§ **Items**:
______
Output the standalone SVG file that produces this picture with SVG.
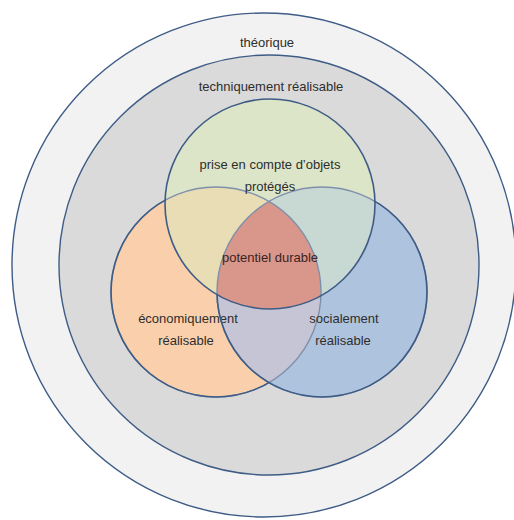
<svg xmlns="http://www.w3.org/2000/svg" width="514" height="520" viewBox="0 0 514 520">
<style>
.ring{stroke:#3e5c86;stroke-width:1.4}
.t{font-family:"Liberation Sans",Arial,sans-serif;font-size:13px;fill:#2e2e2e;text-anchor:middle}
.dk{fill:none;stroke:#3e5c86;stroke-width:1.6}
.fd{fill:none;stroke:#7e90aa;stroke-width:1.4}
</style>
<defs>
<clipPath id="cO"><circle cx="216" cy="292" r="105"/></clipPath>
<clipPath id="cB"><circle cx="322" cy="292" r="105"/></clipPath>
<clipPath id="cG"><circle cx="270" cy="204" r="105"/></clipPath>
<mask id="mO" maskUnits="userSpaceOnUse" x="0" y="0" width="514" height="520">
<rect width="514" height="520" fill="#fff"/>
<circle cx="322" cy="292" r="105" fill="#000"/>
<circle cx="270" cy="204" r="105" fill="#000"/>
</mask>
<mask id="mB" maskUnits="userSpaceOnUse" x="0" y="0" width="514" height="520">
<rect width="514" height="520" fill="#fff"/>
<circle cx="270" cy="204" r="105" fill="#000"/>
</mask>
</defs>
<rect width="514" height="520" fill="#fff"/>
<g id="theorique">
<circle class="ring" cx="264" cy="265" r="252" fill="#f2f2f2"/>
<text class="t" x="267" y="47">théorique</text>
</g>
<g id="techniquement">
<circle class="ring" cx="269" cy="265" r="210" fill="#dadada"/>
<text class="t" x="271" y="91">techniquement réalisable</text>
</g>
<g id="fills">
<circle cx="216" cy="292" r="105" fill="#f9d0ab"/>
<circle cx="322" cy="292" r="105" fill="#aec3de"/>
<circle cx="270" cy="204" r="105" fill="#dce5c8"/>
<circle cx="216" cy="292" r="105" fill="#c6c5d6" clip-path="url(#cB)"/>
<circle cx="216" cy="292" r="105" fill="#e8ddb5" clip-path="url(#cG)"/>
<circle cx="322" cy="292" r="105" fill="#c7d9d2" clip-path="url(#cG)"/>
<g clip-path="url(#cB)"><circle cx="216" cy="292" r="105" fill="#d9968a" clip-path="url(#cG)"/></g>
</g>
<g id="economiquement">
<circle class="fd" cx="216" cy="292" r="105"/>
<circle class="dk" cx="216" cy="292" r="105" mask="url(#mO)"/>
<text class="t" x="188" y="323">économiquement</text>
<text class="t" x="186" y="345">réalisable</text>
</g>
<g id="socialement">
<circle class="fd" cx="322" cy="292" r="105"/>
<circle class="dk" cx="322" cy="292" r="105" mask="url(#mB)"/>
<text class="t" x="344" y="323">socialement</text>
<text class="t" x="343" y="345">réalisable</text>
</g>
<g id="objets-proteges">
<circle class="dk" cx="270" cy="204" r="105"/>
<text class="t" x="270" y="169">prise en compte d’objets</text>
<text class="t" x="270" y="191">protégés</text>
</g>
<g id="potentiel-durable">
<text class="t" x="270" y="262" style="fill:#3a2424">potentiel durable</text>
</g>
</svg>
______
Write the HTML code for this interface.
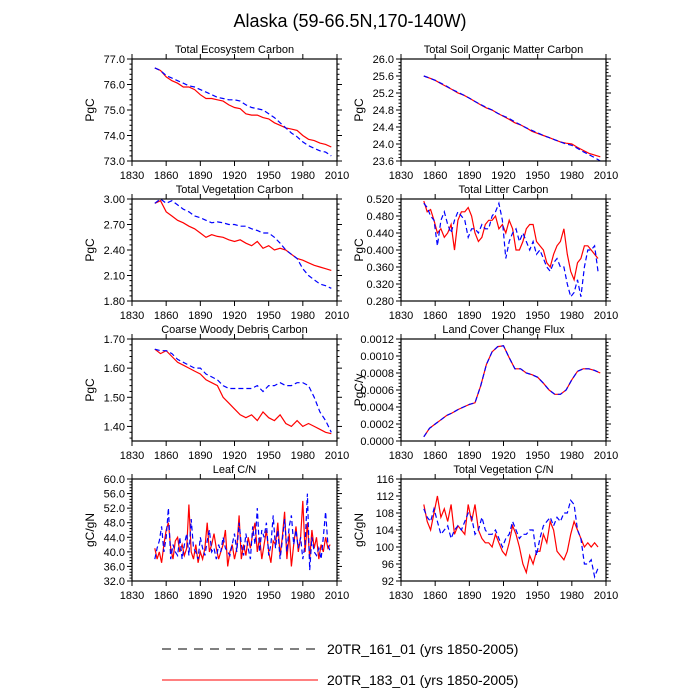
______
Find the string "this" in the listing and return every line that holds it.

§ **The answer**:
Output the standalone SVG file that produces this picture with SVG.
Write the HTML code for this interface.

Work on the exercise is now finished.